BEGIN DATA PROVIDED
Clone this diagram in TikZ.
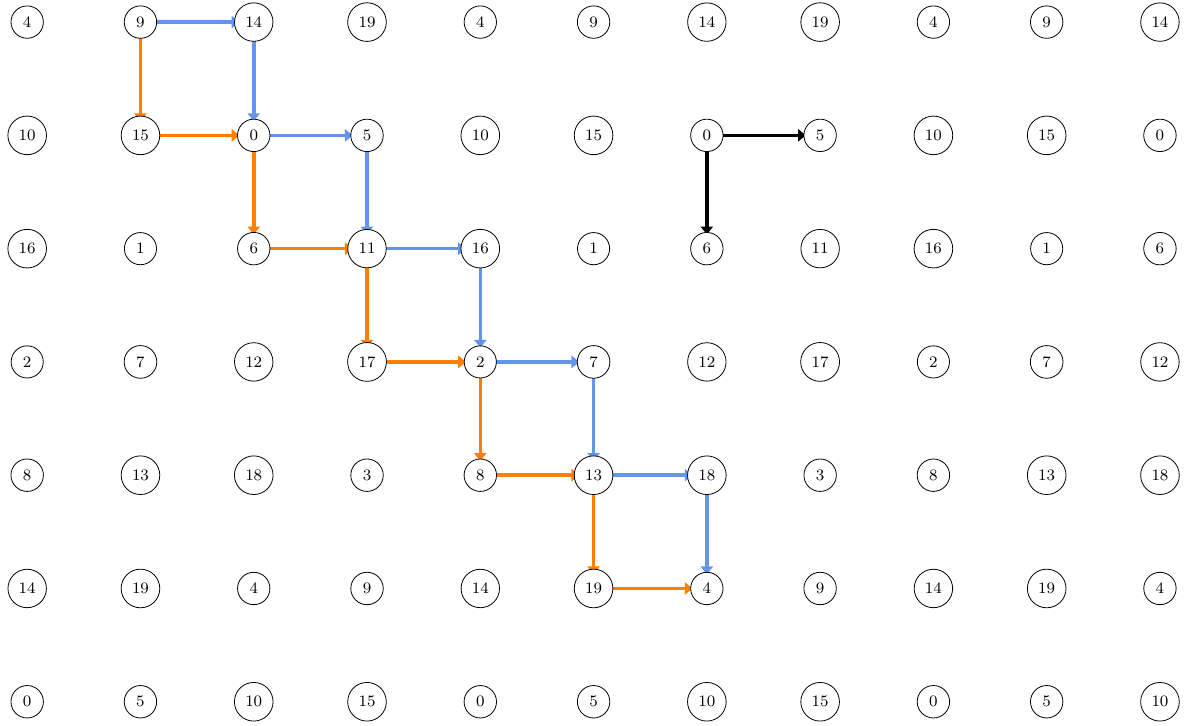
\documentclass[tikz,border=0pt]{standalone}
\usepackage{tikz}
\usetikzlibrary{arrows.meta,backgrounds}
\definecolor{pathblue}{RGB}{100,149,237}
\definecolor{pathorange}{RGB}{255,127,0}

\begin{document}
\begin{tikzpicture}[>={Latex[length=4.5pt,width=7pt]},
  cell/.style={draw,circle,fill=white,font=\footnotesize},
  hop/.style={->,line width=1.8pt,shorten >=6.6pt}]
\useasboundingbox (-0.48,-12.42) rectangle (20.46,0.39);
% grid of residues
\foreach \i in {0,...,10}
  \foreach \j in {0,...,6}{
    \pgfmathtruncatemacro{\val}{mod(4+5*\i+6*\j,20)}
    \node[cell] (n-\i-\j) at (2*\i,-2*\j) {\val};
  }
\begin{scope}[on background layer]
% two staircase paths
\foreach \k in {0,...,4}{
  \pgfmathtruncatemacro{\a}{1+\k}
  \pgfmathtruncatemacro{\b}{2+\k}
  \pgfmathtruncatemacro{\c}{1+\k}
  \draw[hop,pathblue] (n-\a-\k.center) -- (n-\b-\k.center);
  \draw[hop,pathblue] (n-\b-\k.center) -- (n-\b-\c.center);
  \draw[hop,pathorange] (n-\a-\k.center) -- (n-\a-\c.center);
  \draw[hop,pathorange] (n-\a-\c.center) -- (n-\b-\c.center);
}
% unit steps
\draw[hop,black] (n-6-1.center) -- (n-7-1.center);
\draw[hop,black] (n-6-1.center) -- (n-6-2.center);
\end{scope}
\end{tikzpicture}
\end{document}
END DATA PROVIDED
» **TASK INSTRUCTIONS**: Extract the full listing above verbatim; pictures are to be left out of the copy.

» **TASK ANSWER**:
Clone this diagram in TikZ.
\documentclass[tikz,border=0pt]{standalone}
\usepackage{tikz}
\usetikzlibrary{arrows.meta,backgrounds}
\definecolor{pathblue}{RGB}{100,149,237}
\definecolor{pathorange}{RGB}{255,127,0}

\begin{document}
\begin{tikzpicture}[>={Latex[length=4.5pt,width=7pt]},
  cell/.style={draw,circle,fill=white,font=\footnotesize},
  hop/.style={->,line width=1.8pt,shorten >=6.6pt}]
\useasboundingbox (-0.48,-12.42) rectangle (20.46,0.39);
% grid of residues
\foreach \i in {0,...,10}
  \foreach \j in {0,...,6}{
    \pgfmathtruncatemacro{\val}{mod(4+5*\i+6*\j,20)}
    \node[cell] (n-\i-\j) at (2*\i,-2*\j) {\val};
  }
\begin{scope}[on background layer]
% two staircase paths
\foreach \k in {0,...,4}{
  \pgfmathtruncatemacro{\a}{1+\k}
  \pgfmathtruncatemacro{\b}{2+\k}
  \pgfmathtruncatemacro{\c}{1+\k}
  \draw[hop,pathblue] (n-\a-\k.center) -- (n-\b-\k.center);
  \draw[hop,pathblue] (n-\b-\k.center) -- (n-\b-\c.center);
  \draw[hop,pathorange] (n-\a-\k.center) -- (n-\a-\c.center);
  \draw[hop,pathorange] (n-\a-\c.center) -- (n-\b-\c.center);
}
% unit steps
\draw[hop,black] (n-6-1.center) -- (n-7-1.center);
\draw[hop,black] (n-6-1.center) -- (n-6-2.center);
\end{scope}
\end{tikzpicture}
\end{document}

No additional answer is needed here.